Testing the Fine Structure Constant: The More Things Change, the More They Don’t

Via the arxiv Blog, a review article has been posted by the Haensch group with the title“Testing the Stability of the Fine Structure Constant in the Laboratory.” The fine structure constant, usually referred to by the symbol α is a ratio of fundamental constants– the electron charge squared divded by Planck’s Contant times the speed of light (e2/hc)– and usually assumed to be constant. Some beyond-the-Standard-Model theories of physics, though, include effects that could cause this ratio to change over time.

For this reason, people have been looking to see if the fine structure constant is really constant for quite some time. These measurements involve things like the natural nuclear reactor at Oklo and observations of spectral lines in distant galaxies, and their interpretation is highly controversial (despite what some people write).

The new paper is a very nice review of the state of laboratory measurements of the stability of the fine-structure constant. If the constant were changing, this would change the frequencies of light emitted by different atoms, so you can test whether the constant is really constant by (for example) measuring the frequencies of light absorbed by two different elements, waiting a while, and then measuring the same two frequencies a second time. If the frequencies are the same, then α is a constant; if they’re different, then α might be changing.
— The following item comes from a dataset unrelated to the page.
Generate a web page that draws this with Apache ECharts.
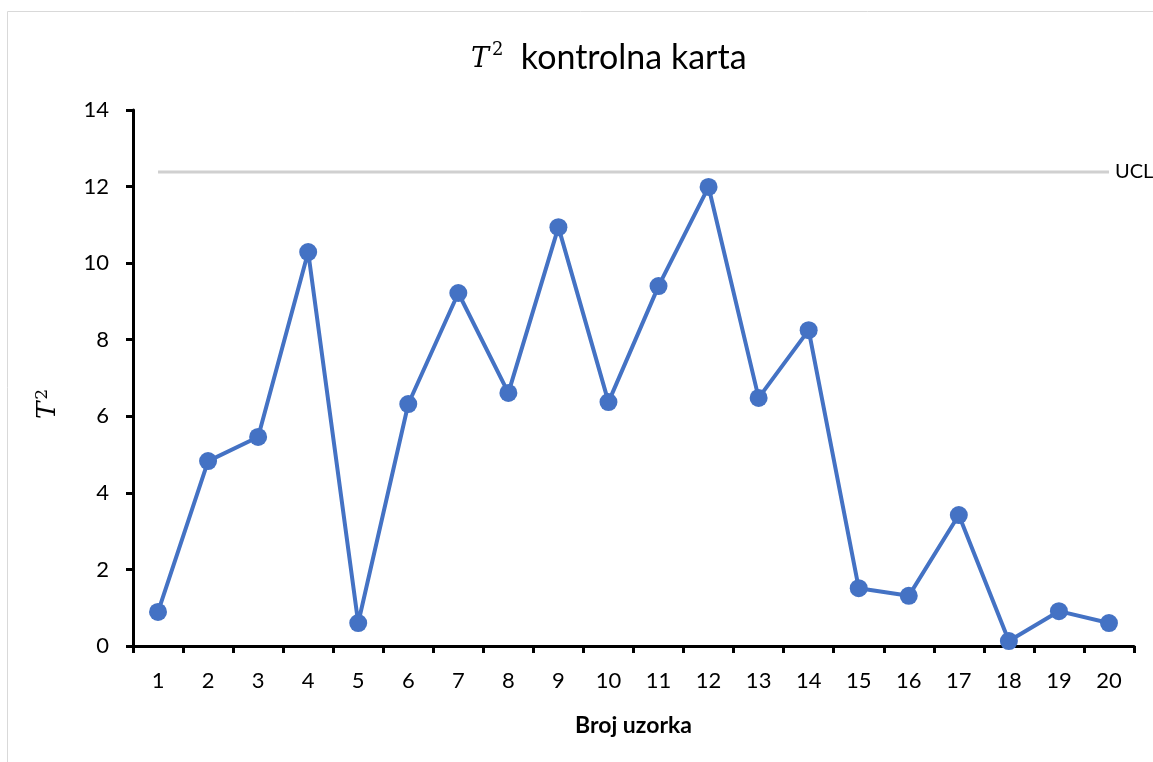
<!DOCTYPE html>
<html>
<head>
<meta charset="utf-8">
<script src="https://cdn.jsdelivr.net/npm/echarts@6/dist/echarts.min.js"></script>
<style>
  html, body { margin: 0; padding: 0; background: #fff; }
  #main { width: 1153px; height: 762px; }
</style>
</head>
<body>
<div id="main"></div>
<script>
// podaci
var samples = ['1','2','3','4','5','6','7','8','9','10','11','12','13','14','15','16','17','18','19','20'];
var t2Values = [0.89, 4.83, 5.46, 10.29, 0.60, 6.32, 9.22, 6.61, 10.94, 6.37, 9.40, 11.99, 6.48, 8.25, 1.51, 1.31, 3.42, 0.13, 0.91, 0.60];
var uclValue = 12.38;
var uclLine = samples.map(function () { return uclValue; });

var chart = echarts.init(document.getElementById('main'));
var font = 'Lato, "Open Sans", sans-serif';

var option = {
  animation: false,
  textStyle: { fontFamily: font },
  graphic: [{
    type: 'rect',
    shape: { x: 7.5, y: 11.5, width: 1200, height: 800 },
    style: { fill: 'none', stroke: '#d9d9d9', lineWidth: 1 },
    silent: true
  }],
  title: {
    text: '{t|T}{s|2}  kontrolna karta',
    left: 466,
    top: 36,
    textStyle: {
      fontFamily: font,
      fontSize: 34,
      fontWeight: 'normal',
      color: '#000',
      rich: {
        t: { fontFamily: '"DejaVu Serif", serif', fontStyle: 'italic', fontSize: 27, color: '#000', padding: [4, 0, 0, 0] },
        s: { fontFamily: '"DejaVu Serif", serif', fontSize: 18, color: '#000', verticalAlign: 'top', padding: [0, 0, 12, 3] }
      }
    }
  },
  grid: { left: 133, right: 19, top: 110, bottom: 116 },
  xAxis: {
    type: 'category',
    data: samples,
    boundaryGap: true,
    name: 'Broj uzorka',
    nameLocation: 'middle',
    nameGap: 68,
    nameTextStyle: { fontFamily: font, fontSize: 23, fontWeight: 'bold', color: '#000' },
    axisLine: { lineStyle: { color: '#000', width: 3 } },
    axisTick: { show: true, alignWithLabel: false, length: 7, lineStyle: { color: '#000', width: 3 } },
    axisLabel: { fontFamily: font, fontSize: 22, color: '#000', margin: 24 },
    splitLine: { show: false }
  },
  yAxis: {
    type: 'value',
    min: 0,
    max: 14,
    interval: 2,
    name: '{t|T}{s|2}',
    nameLocation: 'middle',
    nameGap: 70,
    nameRotate: 90,
    nameTextStyle: {
      padding: [0, 52, 0, 0],
      rich: {
        t: { fontFamily: '"DejaVu Serif", serif', fontStyle: 'italic', fontSize: 26, color: '#000' },
        s: { fontFamily: '"DejaVu Serif", serif', fontSize: 17, color: '#000', verticalAlign: 'top', padding: [0, 0, 12, 2] }
      }
    },
    axisLine: { show: true, lineStyle: { color: '#000', width: 3 } },
    axisTick: { show: true, length: 7, lineStyle: { color: '#000', width: 3 } },
    axisLabel: { fontFamily: font, fontSize: 22, color: '#000', margin: 24 },
    splitLine: { show: false }
  },
  series: [
    {
      name: 'UCL',
      type: 'line',
      data: uclLine,
      symbol: 'none',
      lineStyle: { color: '#d0d0d0', width: 3 },
      endLabel: { show: true, formatter: 'UCL', fontFamily: font, fontSize: 20, color: '#000', distance: 6 },
      z: 1
    },
    {
      name: 'T2',
      type: 'line',
      data: t2Values,
      symbol: 'circle',
      symbolSize: 18,
      lineStyle: { color: '#4472C4', width: 4 },
      itemStyle: { color: '#4472C4' },
      z: 2
    }
  ]
};

chart.setOption(option);
</script>
</body>
</html>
The possible change is really small– current experiments limit it to less than 0.00000000000000001 per year– but new laser-based experimental techniques make it possible to measure frequencies at the level needed. That number is actually drawn from a laser-based measurement comparing transition frequencies in mercury and aluminum ions. The same techniques might also prove useful as a reference in measuring the frequencies of lines seen in distant galaxies, and thus help settle the question of what those measurements really mean.

The linked article is intended for a conference proceeding, and contains a very nice explanation of the various techniques used to make these ultra-precise measurements. There are also references aplenty if you want more detail about the state of play of the fine-structure-constant business.